Life Cycle Assessment of Large Structure Mechanical Endurance Tests - Identifying Hotspots and Reduction Potentials

Abstract

Mechanical endurance testing of large structures is usually conducted over several months, demanding a substantial amount of electricity, labor, and materials. In this research a life cycle assessment is conducted for a representative testing project of a wind turbine pitch bearing system. A second system is modelled to assess the testing facility as an organization, including the processes corresponding to the operation of the offices. Both models follow a cradle-to-grave system boundary in an attributional approach. The life cycle impact assessment is performed using ReCiPe 2016 (H).

Results

indicate that the mechanical endurance testing projects are responsible for most of the emissions of the organization across all impact categories, accounting for over 85% of the impacts in 17 of the 18 categories. The testing project accounted for 453 ton of CO_2-eq (GWP100) respectively 89 % of the annual operation of the testing facility.
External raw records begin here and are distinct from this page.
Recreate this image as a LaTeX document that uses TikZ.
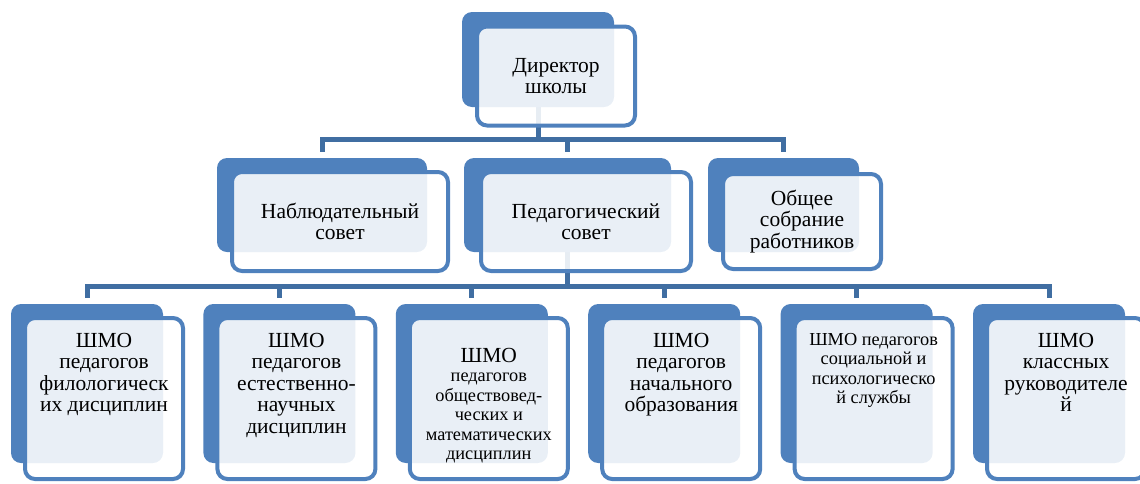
\documentclass[tikz,border=0pt]{standalone}
\usepackage{fontspec}
\setmainfont{Liberation Serif}
\usetikzlibrary{backgrounds}
\definecolor{boxblue}{RGB}{79,129,189}
\definecolor{linkblue}{RGB}{64,110,162}
\newcommand{\boxfont}{\fontsize{21.5}{21.5}\selectfont}
\newcommand{\smallboxfont}{\fontsize{18.3}{19.5}\selectfont}
\begin{document}
\begin{tikzpicture}[x=1pt, y=-1pt, line join=miter,
	back/.style={fill=boxblue, rounded corners=10pt, inner sep=0pt},
	front/.style={draw=boxblue, line width=4pt, fill=white, fill opacity=0.88, text opacity=1, rounded corners=10pt, inner sep=0pt, align=center, font=\boxfont},
	txt/.style={align=center, inner sep=0pt, anchor=north, font=\boxfont},
	link/.style={draw=linkblue, line width=5pt}]
	\useasboundingbox (0,0) rectangle (1140,483);
	\node[back, minimum width=152pt, minimum height=95pt] (bdir) at (538,59.5) {};
	\node[front, minimum width=158pt, minimum height=99pt] (fdir) at (556,76) {Директор\\школы};
	\node[back, minimum width=210pt, minimum height=94pt] (bnab) at (322,205) {};
	\node[front, minimum width=216pt, minimum height=99pt] (fnab) at (340,221.5) {Наблюдательный\\совет};
	\node[back, minimum width=207pt, minimum height=94pt] (bped) at (567.5,205) {};
	\node[front, minimum width=210pt, minimum height=99pt] (fped) at (586,221.5) {Педагогический\\совет};
	\node[back, minimum width=151pt, minimum height=94pt] (bob) at (783.5,205) {};
	\node[front, minimum width=158pt, minimum height=95pt] (fob) at (802,221.5) {Общее\\собрание\\работников};
	\node[back, minimum width=152pt, minimum height=159pt] (b1) at (87,383.5) {};
	\node[front, minimum width=158pt, minimum height=161pt] (f1) at (104,398.5) {};
	\node[back, minimum width=152pt, minimum height=159pt] (b2) at (279.4,383.5) {};
	\node[front, minimum width=158pt, minimum height=161pt] (f2) at (296.4,398.5) {};
	\node[back, minimum width=152pt, minimum height=159pt] (b3) at (471.8,383.5) {};
	\node[front, minimum width=158pt, minimum height=161pt] (f3) at (488.8,398.5) {};
	\node[back, minimum width=152pt, minimum height=159pt] (b4) at (664.2,383.5) {};
	\node[front, minimum width=158pt, minimum height=161pt] (f4) at (681.2,398.5) {};
	\node[back, minimum width=152pt, minimum height=159pt] (b5) at (856.6,383.5) {};
	\node[front, minimum width=158pt, minimum height=161pt] (f5) at (873.6,398.5) {};
	\node[back, minimum width=152pt, minimum height=159pt] (b6) at (1049,383.5) {};
	\node[front, minimum width=158pt, minimum height=161pt] (f6) at (1066,398.5) {};
	\node[txt] (t1) at (f1.north |- 0,333) {ШМО\\педагогов\\филологическ\\их дисциплин};
	\node[txt] (t2) at (f2.north |- 0,333) {ШМО\\педагогов\\естественно-\\научных\\дисциплин};
	\node[txt, font=\smallboxfont] (t3) at (f3.north |- 0,348) {{\boxfont ШМО}\\педагогов\\обществовед-\\ческих и\\математических\\дисциплин};
	\node[txt] (t4) at (f4.north |- 0,333) {ШМО\\педагогов\\начального\\образования};
	\node[txt, font=\smallboxfont] (t5) at (f5.north |- 0,333) {ШМО педагогов\\социальной и\\психологическо\\й службы};
	\node[txt] (t6) at (f6.north |- 0,333) {ШМО\\классных\\руководителе\\й};
	\begin{scope}[on background layer]
		\coordinate (bus1) at (538,140);
		\coordinate (bus2) at (567.5,287);
		\draw[link] (bdir.south) -- (bus1);
		\draw[link] ([yshift=6pt]bnab.north) -- ++(0,-12) -| ([yshift=6pt]bob.north);
		\draw[link] ([yshift=6pt]bped.north) -- (bped.north |- bus1);
		\draw[link] (bped.south) -- (bus2);
		\draw[link] ([yshift=6pt]b1.north) -- ++(0,-11) -| ([yshift=6pt]b6.north);
		\draw[link] ([yshift=6pt]b2.north) -- (b2.north |- bus2);
		\draw[link] ([yshift=6pt]b3.north) -- (b3.north |- bus2);
		\draw[link] ([yshift=6pt]b4.north) -- (b4.north |- bus2);
		\draw[link] ([yshift=6pt]b5.north) -- (b5.north |- bus2);
	\end{scope}
\end{tikzpicture}
\end{document}
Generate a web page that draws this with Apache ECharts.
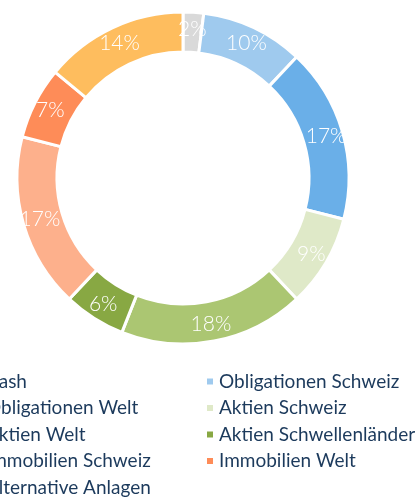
<!DOCTYPE html>
<html>
<head>
<meta charset="utf-8">
<script src="https://cdn.jsdelivr.net/npm/echarts@6/dist/echarts.min.js"></script>
<style>
  html, body { margin: 0; padding: 0; background: #fff; }
  #chart { width: 416px; height: 498px; }
</style>
</head>
<body>
<div id="chart"></div>
<script>
// Anteile in Prozent, im Uhrzeigersinn ab 12 Uhr
const categories = [
  'Cash', 'Obligationen Schweiz', 'Obligationen Welt', 'Aktien Schweiz',
  'Aktien Welt', 'Aktien Schwellenländer', 'Immobilien Schweiz',
  'Immobilien Welt', 'Alternative Anlagen'
];
const shares = [2, 10, 17, 9, 18, 6, 17, 7, 14];
const colors = [
  '#d9d9d9', '#9fcaee', '#6aafe8', '#dfe9c8', '#abc672',
  '#88a843', '#fdb08c', '#fe8c58', '#febd5e'
];

const chart = echarts.init(document.getElementById('chart'));

const legendText = { color: '#1c3a5c', fontSize: 19, fontFamily: 'Lato' };
const legendBase = {
  orient: 'vertical',
  top: 372,
  padding: 0,
  itemWidth: 8,
  itemHeight: 8,
  itemGap: 7.5,
  icon: 'rect',
  textStyle: legendText
};

chart.setOption({
  color: colors,
  legend: [
    // linke Spalte (links angeschnitten wie im Original)
    Object.assign({}, legendBase, {
      left: -28,
      data: categories.filter((c, i) => i % 2 === 0)
    }),
    // rechte Spalte
    Object.assign({}, legendBase, {
      left: 205,
      data: categories.filter((c, i) => i % 2 === 1)
    })
  ],
  series: [
    {
      type: 'pie',
      center: [183, 178],
      radius: [126, 166],
      startAngle: 90,
      clockwise: true,
      avoidLabelOverlap: false,
      itemStyle: { borderColor: '#fff', borderWidth: 3 },
      label: {
        position: 'inside',
        formatter: '{c}%',
        color: '#fff',
        fontSize: 21,
        fontFamily: 'Lato',
        fontWeight: 300
      },
      labelLine: { show: false },
      emphasis: { disabled: true },
      data: categories.map((name, i) => ({ name, value: shares[i] }))
    }
  ]
});
</script>
</body>
</html>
Steel supply for machine elements manufacturing, electricity supply to the testing facility and transportation logistic have been identified as the processes with the highest environmental impacts contributions and therefore, represent the processes where highest potential for impact mitigation exists.Shifting to a renewable electricity supply shows the highest impact reducing GHG emissions around 37% from the testing facility. The use of electric arc furnace steel in the manufacturing of the machine elements that are directly commissioned by the testing facility, and an alternative transportation logistic which reduces the distance travelled by road and uses water transportation, when possible, also present high potential to reduce the emission of the testing projects. Reductions of 9% (43 ton of CO_2-eq) and 7% (33 ton of CO_2-eq) in the GWP100 indicator are observed respectively.